My question for the EE-leaning Polywellers is this:
Does current, or near-future, semiconductor technology allow the possibility of reasonably low-mass conversion from MV to the lower voltages suitable for high power-density electromagnetic motors, with total power for all motors in the neighborhood of 100+ MW?

Just to be clear, I'm talking about stepping down voltage for 100+ MW of power (at most hundreds of MW), used for the avionics, actuation, reactor thermal management, cabin/EE bay environmental control systems and most importantly the superconducting, electromagnetic lift fans and turbines, before the QED-ARC engine fires up for the kick into orbit, not conversion of the full Polywell output (GWs) that the power-hungry, high-voltage QED-ARC uses.

Something a bit smaller than this, please:




Regarding electric turbines, 400KW/20,000rpm/480V and 100KW/60,000rpm/480V non-superconducting motors, about 2 feet long, with magnetic bearings, are currently in production. The power would need to be increased by about a factor of 500 or more for a Polywell aero/space hybrid vehicle (unless lots of little motors are used), but these might be a good starting point:

http://www.synchrony.com/products/high- ... ators.aspx

[As before, I'm conveniently ignoring the oppressive reactor shielding mass requirements discussed elsewhere.]

[Nik]

Not to put too fine a point on it, sure would help if you could pulse the system to some extent. Being able to 'syphon off' ripple with a transformer gives you utility power at manageable voltage...

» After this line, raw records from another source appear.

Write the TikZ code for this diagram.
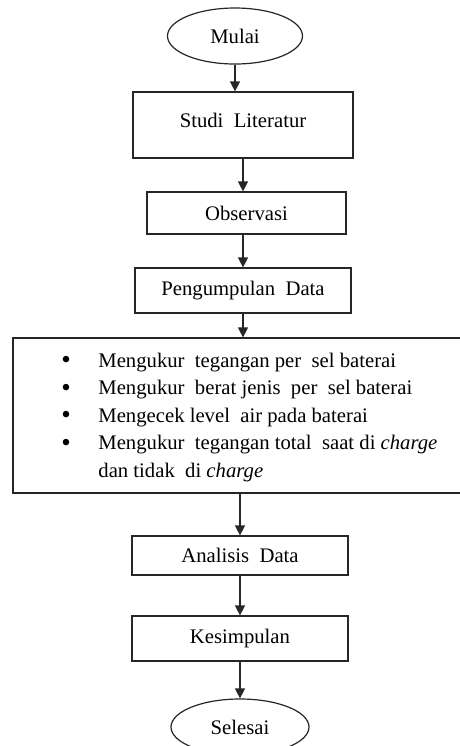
\documentclass[tikz,border=0pt]{standalone}
\usepackage{fontspec}
\setmainfont{Liberation Serif}
\usetikzlibrary{arrows.meta,shapes.geometric}
\tikzset{
  flowbox/.style={draw=black!85, line width=0.6pt, inner sep=0pt},
  terminal/.style={ellipse, draw=black!85, line width=0.6pt, inner sep=0pt},
  flowarrow/.style={-{Triangle[length=5pt,width=5pt]}, line width=0.6pt, draw=black!85, fill=black!85},
  itemtext/.style={anchor=base west, inner sep=0pt},
}
\begin{document}
\begin{tikzpicture}[x=0.5pt,y=-0.5pt,every node/.style={font=\fontsize{10.35}{13.75}\selectfont}]
  \useasboundingbox (0,0) rectangle (460,746);
  \clip (0,0) rectangle (460,746);
  % start / end
  \node[terminal, minimum width=67.5pt, minimum height=28pt] (mulai) at (235,36) {Mulai};
  \node[terminal, minimum width=69pt, minimum height=28pt] (selesai) at (240,727) {Selesai};
  % steps
  \node[flowbox, minimum width=110pt, minimum height=33pt, text depth=5pt] (studi) at (243,125) {Studi\ \ Literatur};
  \node[flowbox, minimum width=99.5pt, minimum height=21pt] (observasi) at (246.5,213) {Observasi};
  \node[flowbox, minimum width=108pt, minimum height=22.5pt] (pengumpulan) at (243,290.5) {Pengumpulan\ \ Data};
  \node[flowbox, minimum width=233.5pt, minimum height=77.5pt] (kegiatan) at (246.5,415.5) {};
  \node[flowbox, minimum width=108pt, minimum height=19.5pt] (analisis) at (240,555.5) {Analisis\ \ Data};
  \node[flowbox, minimum width=108pt, minimum height=22.5pt] (kesimpulan) at (240,638.5) {Kesimpulan};
  % list in the wide box
  \foreach \k in {0,...,3}
    \node[anchor=base, inner sep=0pt, font=\fontsize{13.5}{13.5}\selectfont] (bullet\k) at (66,368.5+27.5*\k) {•};
  \node[itemtext] (item1) at (98,367) {Mengukur\ \ tegangan per\ \ sel baterai};
  \node[itemtext] (item2) at (98,394.5) {Mengukur\ \ berat jenis\ \ per\ \ sel baterai};
  \node[itemtext] (item3) at (98,422) {Mengecek level\ \ air pada baterai};
  \node[itemtext] (item4) at (98,449.5) {Mengukur\ \ tegangan total\ \ saat di \textit{charge}};
  \node[itemtext] (item5) at (98,477) {dan tidak\ \ di \textit{charge}};
  % connectors
  \draw[flowarrow] (mulai.south) -- (mulai.south |- studi.north);
  \draw[flowarrow] (studi.south) -- (studi.south |- observasi.north);
  \draw[flowarrow] (observasi.south -| pengumpulan.north) -- (pengumpulan.north);
  \draw[flowarrow] (pengumpulan.south) -- (pengumpulan.south |- kegiatan.north);
  \draw[flowarrow] (kegiatan.south -| analisis.north) -- (analisis.north);
  \draw[flowarrow] (analisis.south) -- (kesimpulan.north);
  \draw[flowarrow] (kesimpulan.south) -- (selesai.north);
\end{tikzpicture}
\end{document}
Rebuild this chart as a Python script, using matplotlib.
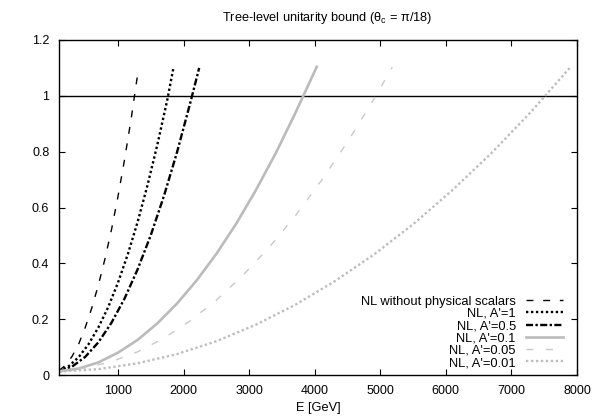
import matplotlib
matplotlib.use("Agg")
import matplotlib.pyplot as plt

plt.rcParams['font.family'] = ['Liberation Sans', 'DejaVu Sans']

# ---- data ----
E_noscal = [100, 200, 300, 400, 500, 600, 700, 800, 900, 1000, 1100, 1200, 1295]
v_noscal = [0.016, 0.035, 0.067, 0.111, 0.170, 0.240, 0.322, 0.415, 0.520, 0.640, 0.772, 0.917, 1.070]

E_a1 = [100, 250, 400, 550, 700, 850, 1000, 1150, 1300, 1450, 1600, 1750, 1845]
v_a1 = [0.015, 0.032, 0.064, 0.110, 0.170, 0.243, 0.331, 0.433, 0.549, 0.680, 0.825, 0.984, 1.100]

E_a05 = [100, 300, 500, 700, 900, 1100, 1300, 1500, 1700, 1900, 2100, 2238]
v_a05 = [0.012, 0.030, 0.065, 0.117, 0.187, 0.274, 0.379, 0.501, 0.641, 0.798, 0.973, 1.100]

E_a01 = [100, 400, 700, 1000, 1300, 1600, 1900, 2200, 2500, 2800, 3100, 3400, 3700, 4031]
v_a01 = [0.013, 0.023, 0.045, 0.080, 0.126, 0.185, 0.256, 0.339, 0.434, 0.541, 0.661, 0.792, 0.936, 1.104]

E_a005 = [100, 500, 900, 1300, 1700, 2100, 2500, 2900, 3300, 3700, 4100, 4500, 4900, 5183]
v_a005 = [0.015, 0.025, 0.048, 0.083, 0.132, 0.194, 0.268, 0.356, 0.456, 0.569, 0.696, 0.835, 0.987, 1.103]

E_a001 = [100, 700, 1300, 1900, 2500, 3100, 3700, 4300, 4900, 5500, 6100, 6700, 7300, 7908]
v_a001 = [0.012, 0.021, 0.042, 0.075, 0.121, 0.180, 0.251, 0.335, 0.431, 0.540, 0.662, 0.796, 0.943, 1.105]

labels = ["NL without physical scalars", "NL, A'=1", "NL, A'=0.5",
          "NL, A'=0.1", "NL, A'=0.05", "NL, A'=0.01"]

x_ticks = [1000, 2000, 3000, 4000, 5000, 6000, 7000, 8000]
y_ticks = [0, 0.2, 0.4, 0.6, 0.8, 1.0, 1.2]
y_ticklabels = ["0", "0.2", "0.4", "0.6", "0.8", "1", "1.2"]

title = "Tree-level unitarity bound (θ$_\\mathregular{c}$ = π/18)"
xlabel = "E [GeV]"

# ---- figure ----
W, H = 597, 418
fig = plt.figure(figsize=(W / 100, H / 100), dpi=100)
ax = fig.add_axes([59 / W, 1 - 375 / H, (577 - 59) / W, (375 - 40) / H])

ax.axhline(1.0, color='black', lw=1.0, zorder=1)

ax.plot(E_noscal, v_noscal, color='black', lw=1.0, dashes=(5, 7), label=labels[0])
ax.plot(E_a1, v_a1, color='black', lw=1.7, dashes=(1.0, 1.1), label=labels[1])
ax.plot(E_a05, v_a05, color='black', lw=1.7, dashes=(3, 1, 1, 1), label=labels[2])
ax.plot(E_a01, v_a01, color='#bbbbbb', lw=1.9, label=labels[3])
ax.plot(E_a005, v_a005, color='#c8c8c8', lw=1.0, dashes=(5, 9), label=labels[4])
ax.plot(E_a001, v_a001, color='#bdbdbd', lw=1.7, dashes=(1.0, 1.1), label=labels[5])

ax.set_xlim(100, 8000)
ax.set_ylim(0, 1.2)
ax.set_xticks(x_ticks)
ax.set_xticklabels([str(t) for t in x_ticks])
ax.set_yticks(y_ticks)
ax.set_yticklabels(y_ticklabels)
ax.tick_params(direction='in', length=4.5, width=0.8, top=True, right=True,
               labelsize=9, pad=7, colors='black')
for s in ax.spines.values():
    s.set_linewidth(1.0)
    s.set_color('black')

fig.text(327 / W, 1 - 18 / H, title, ha='center', va='center', fontsize=9.2)
fig.text(318 / W, 1 - 408 / H, xlabel, ha='center', va='center', fontsize=9.2)

leg = ax.legend(loc='lower right', bbox_to_anchor=(563 / W, 1 - 369 / H),
                bbox_transform=fig.transFigure, frameon=False, markerfirst=False,
                fontsize=9.3, handlelength=2.9, handletextpad=0.75, labelspacing=0.02,
                borderaxespad=0, borderpad=0)

fig.savefig("out.png", dpi=100)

FWIW, some trains run on 16.3 Hz...

http://en.wikipedia.org/wiki/List_of_cu ... l_traction

That oddity aside, if your Polywell can match any of these AC/DC/Hz, you have commercial off-the-shelf hard-ware and application. Even better, if you could fit a polywell onto a low-loader goods wagon, you could propel a standard electric train 'off the grid'. No 'overhead' or third-rail hardware, no flash-overs, no earth-currents, no distribution problems...

{FX: Sigh} Brunel's 6-foot gauge would have helped, here...

[DeltaV]

Not to put too fine a point on it, sure would help if you could pulse the system to some extent. Being able to 'syphon off' ripple with a transformer gives you utility power at manageable voltage...

Good point. I've been assuming pure HVDC out of the Polywell (which implies steady-state operation), but using something like POPS, or modulating the direct conversion process, could provide an easier route to stepping down the HV.